### Given problem
Leave the pictures out, and retype all of the material exactly as written.

((

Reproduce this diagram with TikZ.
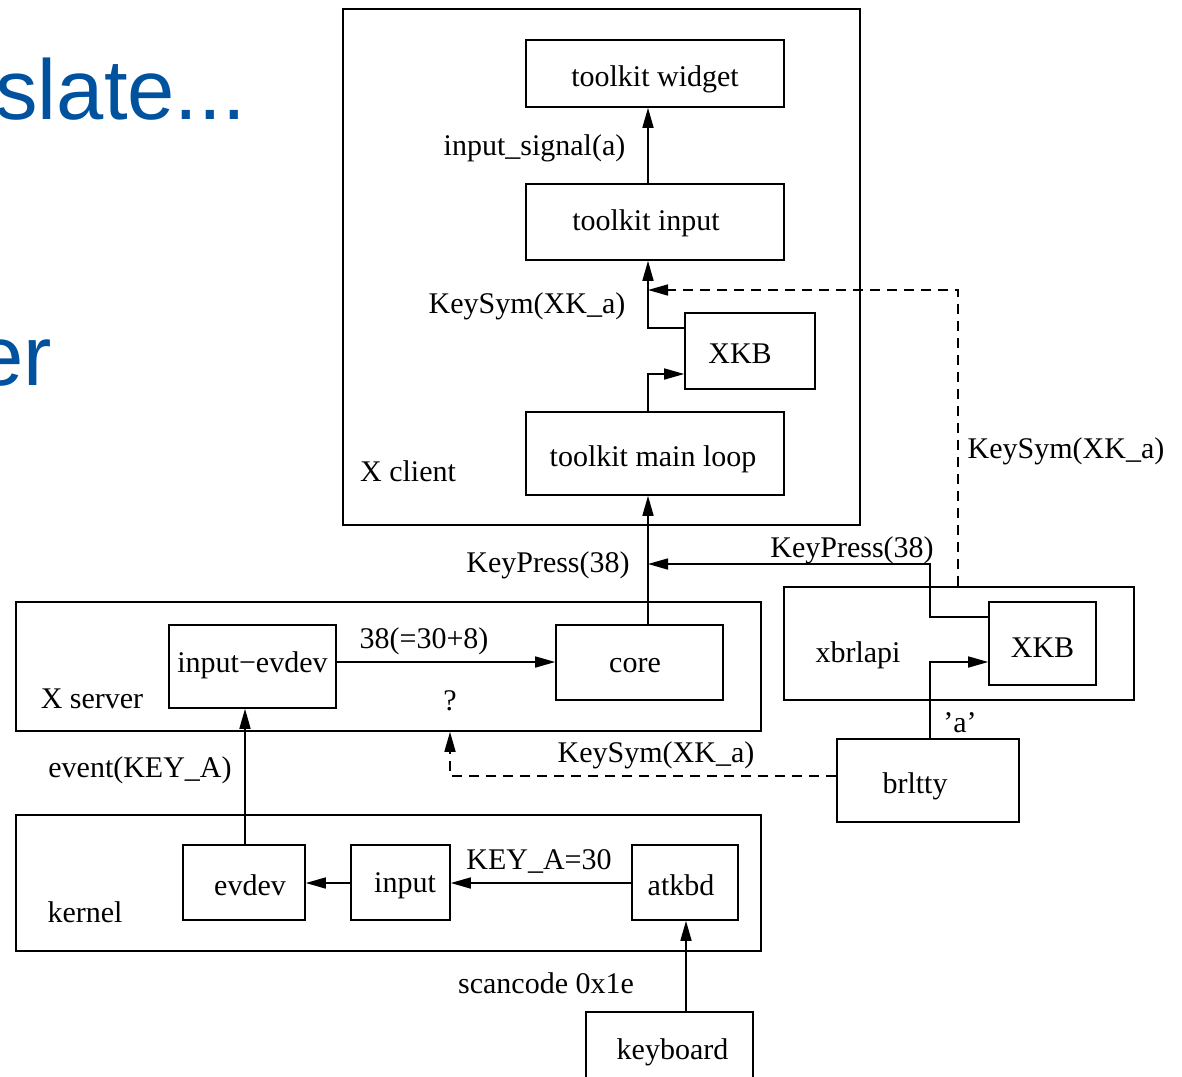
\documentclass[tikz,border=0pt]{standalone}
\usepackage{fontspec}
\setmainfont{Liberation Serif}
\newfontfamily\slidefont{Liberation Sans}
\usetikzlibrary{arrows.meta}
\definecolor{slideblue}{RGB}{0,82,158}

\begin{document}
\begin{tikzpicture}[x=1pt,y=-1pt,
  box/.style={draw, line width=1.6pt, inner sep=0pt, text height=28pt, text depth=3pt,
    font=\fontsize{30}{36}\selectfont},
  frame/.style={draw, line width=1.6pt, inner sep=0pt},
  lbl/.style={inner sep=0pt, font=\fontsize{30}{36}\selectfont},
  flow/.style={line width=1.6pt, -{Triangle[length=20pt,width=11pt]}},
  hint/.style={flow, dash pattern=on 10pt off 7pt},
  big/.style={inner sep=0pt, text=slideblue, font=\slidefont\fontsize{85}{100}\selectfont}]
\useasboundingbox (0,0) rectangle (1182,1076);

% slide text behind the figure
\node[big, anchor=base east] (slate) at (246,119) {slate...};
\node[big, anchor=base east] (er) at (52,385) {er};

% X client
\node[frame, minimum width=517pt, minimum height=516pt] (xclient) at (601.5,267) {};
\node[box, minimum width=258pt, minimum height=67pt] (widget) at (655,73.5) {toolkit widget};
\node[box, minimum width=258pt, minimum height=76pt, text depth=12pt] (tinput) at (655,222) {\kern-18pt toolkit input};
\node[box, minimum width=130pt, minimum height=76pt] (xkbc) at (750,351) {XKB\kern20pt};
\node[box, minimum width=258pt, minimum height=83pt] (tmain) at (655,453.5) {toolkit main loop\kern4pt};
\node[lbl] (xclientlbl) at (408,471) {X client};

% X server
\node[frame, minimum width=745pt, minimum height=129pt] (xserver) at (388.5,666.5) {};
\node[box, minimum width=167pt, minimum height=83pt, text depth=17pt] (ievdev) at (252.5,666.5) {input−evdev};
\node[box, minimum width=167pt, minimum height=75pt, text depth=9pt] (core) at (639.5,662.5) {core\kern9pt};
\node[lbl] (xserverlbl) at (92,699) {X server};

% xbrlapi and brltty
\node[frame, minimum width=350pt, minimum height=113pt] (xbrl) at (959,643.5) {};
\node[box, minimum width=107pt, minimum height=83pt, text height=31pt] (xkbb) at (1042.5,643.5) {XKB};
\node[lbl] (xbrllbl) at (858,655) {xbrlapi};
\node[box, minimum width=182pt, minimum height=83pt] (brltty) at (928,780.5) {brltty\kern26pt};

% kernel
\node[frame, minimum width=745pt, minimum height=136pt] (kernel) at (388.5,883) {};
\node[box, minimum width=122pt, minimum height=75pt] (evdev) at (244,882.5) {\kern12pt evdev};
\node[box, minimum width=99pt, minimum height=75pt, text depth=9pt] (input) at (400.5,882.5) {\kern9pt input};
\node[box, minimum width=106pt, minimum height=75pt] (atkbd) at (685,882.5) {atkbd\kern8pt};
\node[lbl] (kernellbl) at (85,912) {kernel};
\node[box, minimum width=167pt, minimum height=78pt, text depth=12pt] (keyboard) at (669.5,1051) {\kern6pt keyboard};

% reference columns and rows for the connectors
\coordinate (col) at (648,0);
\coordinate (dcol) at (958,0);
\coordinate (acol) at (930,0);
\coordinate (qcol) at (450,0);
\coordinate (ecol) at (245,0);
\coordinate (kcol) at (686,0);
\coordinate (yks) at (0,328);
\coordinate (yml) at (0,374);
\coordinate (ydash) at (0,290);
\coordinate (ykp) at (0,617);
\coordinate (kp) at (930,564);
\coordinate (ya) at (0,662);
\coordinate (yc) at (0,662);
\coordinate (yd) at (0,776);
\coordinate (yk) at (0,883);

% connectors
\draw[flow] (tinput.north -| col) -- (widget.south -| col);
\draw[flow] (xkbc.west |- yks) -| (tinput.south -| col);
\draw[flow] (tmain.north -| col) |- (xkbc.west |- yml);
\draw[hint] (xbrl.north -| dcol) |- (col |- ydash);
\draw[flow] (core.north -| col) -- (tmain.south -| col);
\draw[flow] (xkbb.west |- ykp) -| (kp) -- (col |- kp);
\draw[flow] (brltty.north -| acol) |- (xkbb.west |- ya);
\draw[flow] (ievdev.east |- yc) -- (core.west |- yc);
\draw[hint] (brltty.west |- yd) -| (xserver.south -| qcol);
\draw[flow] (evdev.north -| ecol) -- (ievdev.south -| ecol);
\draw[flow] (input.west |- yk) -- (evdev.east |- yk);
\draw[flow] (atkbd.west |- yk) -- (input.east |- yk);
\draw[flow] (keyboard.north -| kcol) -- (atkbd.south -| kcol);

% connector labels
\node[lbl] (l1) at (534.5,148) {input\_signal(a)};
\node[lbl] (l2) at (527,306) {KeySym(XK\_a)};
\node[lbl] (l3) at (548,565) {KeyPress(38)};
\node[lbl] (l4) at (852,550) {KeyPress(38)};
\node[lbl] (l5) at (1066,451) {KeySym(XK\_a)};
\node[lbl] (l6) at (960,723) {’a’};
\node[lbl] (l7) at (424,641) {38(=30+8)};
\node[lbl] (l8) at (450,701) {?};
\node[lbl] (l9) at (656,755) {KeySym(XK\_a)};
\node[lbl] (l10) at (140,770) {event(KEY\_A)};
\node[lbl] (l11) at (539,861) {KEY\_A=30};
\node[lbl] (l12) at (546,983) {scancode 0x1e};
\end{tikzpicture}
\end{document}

))

### Correct output
Reproduce this diagram with TikZ.
\documentclass[tikz,border=0pt]{standalone}
\usepackage{fontspec}
\setmainfont{Liberation Serif}
\newfontfamily\slidefont{Liberation Sans}
\usetikzlibrary{arrows.meta}
\definecolor{slideblue}{RGB}{0,82,158}

\begin{document}
\begin{tikzpicture}[x=1pt,y=-1pt,
  box/.style={draw, line width=1.6pt, inner sep=0pt, text height=28pt, text depth=3pt,
    font=\fontsize{30}{36}\selectfont},
  frame/.style={draw, line width=1.6pt, inner sep=0pt},
  lbl/.style={inner sep=0pt, font=\fontsize{30}{36}\selectfont},
  flow/.style={line width=1.6pt, -{Triangle[length=20pt,width=11pt]}},
  hint/.style={flow, dash pattern=on 10pt off 7pt},
  big/.style={inner sep=0pt, text=slideblue, font=\slidefont\fontsize{85}{100}\selectfont}]
\useasboundingbox (0,0) rectangle (1182,1076);

% slide text behind the figure
\node[big, anchor=base east] (slate) at (246,119) {slate...};
\node[big, anchor=base east] (er) at (52,385) {er};

% X client
\node[frame, minimum width=517pt, minimum height=516pt] (xclient) at (601.5,267) {};
\node[box, minimum width=258pt, minimum height=67pt] (widget) at (655,73.5) {toolkit widget};
\node[box, minimum width=258pt, minimum height=76pt, text depth=12pt] (tinput) at (655,222) {\kern-18pt toolkit input};
\node[box, minimum width=130pt, minimum height=76pt] (xkbc) at (750,351) {XKB\kern20pt};
\node[box, minimum width=258pt, minimum height=83pt] (tmain) at (655,453.5) {toolkit main loop\kern4pt};
\node[lbl] (xclientlbl) at (408,471) {X client};

% X server
\node[frame, minimum width=745pt, minimum height=129pt] (xserver) at (388.5,666.5) {};
\node[box, minimum width=167pt, minimum height=83pt, text depth=17pt] (ievdev) at (252.5,666.5) {input−evdev};
\node[box, minimum width=167pt, minimum height=75pt, text depth=9pt] (core) at (639.5,662.5) {core\kern9pt};
\node[lbl] (xserverlbl) at (92,699) {X server};

% xbrlapi and brltty
\node[frame, minimum width=350pt, minimum height=113pt] (xbrl) at (959,643.5) {};
\node[box, minimum width=107pt, minimum height=83pt, text height=31pt] (xkbb) at (1042.5,643.5) {XKB};
\node[lbl] (xbrllbl) at (858,655) {xbrlapi};
\node[box, minimum width=182pt, minimum height=83pt] (brltty) at (928,780.5) {brltty\kern26pt};

% kernel
\node[frame, minimum width=745pt, minimum height=136pt] (kernel) at (388.5,883) {};
\node[box, minimum width=122pt, minimum height=75pt] (evdev) at (244,882.5) {\kern12pt evdev};
\node[box, minimum width=99pt, minimum height=75pt, text depth=9pt] (input) at (400.5,882.5) {\kern9pt input};
\node[box, minimum width=106pt, minimum height=75pt] (atkbd) at (685,882.5) {atkbd\kern8pt};
\node[lbl] (kernellbl) at (85,912) {kernel};
\node[box, minimum width=167pt, minimum height=78pt, text depth=12pt] (keyboard) at (669.5,1051) {\kern6pt keyboard};

% reference columns and rows for the connectors
\coordinate (col) at (648,0);
\coordinate (dcol) at (958,0);
\coordinate (acol) at (930,0);
\coordinate (qcol) at (450,0);
\coordinate (ecol) at (245,0);
\coordinate (kcol) at (686,0);
\coordinate (yks) at (0,328);
\coordinate (yml) at (0,374);
\coordinate (ydash) at (0,290);
\coordinate (ykp) at (0,617);
\coordinate (kp) at (930,564);
\coordinate (ya) at (0,662);
\coordinate (yc) at (0,662);
\coordinate (yd) at (0,776);
\coordinate (yk) at (0,883);

% connectors
\draw[flow] (tinput.north -| col) -- (widget.south -| col);
\draw[flow] (xkbc.west |- yks) -| (tinput.south -| col);
\draw[flow] (tmain.north -| col) |- (xkbc.west |- yml);
\draw[hint] (xbrl.north -| dcol) |- (col |- ydash);
\draw[flow] (core.north -| col) -- (tmain.south -| col);
\draw[flow] (xkbb.west |- ykp) -| (kp) -- (col |- kp);
\draw[flow] (brltty.north -| acol) |- (xkbb.west |- ya);
\draw[flow] (ievdev.east |- yc) -- (core.west |- yc);
\draw[hint] (brltty.west |- yd) -| (xserver.south -| qcol);
\draw[flow] (evdev.north -| ecol) -- (ievdev.south -| ecol);
\draw[flow] (input.west |- yk) -- (evdev.east |- yk);
\draw[flow] (atkbd.west |- yk) -- (input.east |- yk);
\draw[flow] (keyboard.north -| kcol) -- (atkbd.south -| kcol);

% connector labels
\node[lbl] (l1) at (534.5,148) {input\_signal(a)};
\node[lbl] (l2) at (527,306) {KeySym(XK\_a)};
\node[lbl] (l3) at (548,565) {KeyPress(38)};
\node[lbl] (l4) at (852,550) {KeyPress(38)};
\node[lbl] (l5) at (1066,451) {KeySym(XK\_a)};
\node[lbl] (l6) at (960,723) {’a’};
\node[lbl] (l7) at (424,641) {38(=30+8)};
\node[lbl] (l8) at (450,701) {?};
\node[lbl] (l9) at (656,755) {KeySym(XK\_a)};
\node[lbl] (l10) at (140,770) {event(KEY\_A)};
\node[lbl] (l11) at (539,861) {KEY\_A=30};
\node[lbl] (l12) at (546,983) {scancode 0x1e};
\end{tikzpicture}
\end{document}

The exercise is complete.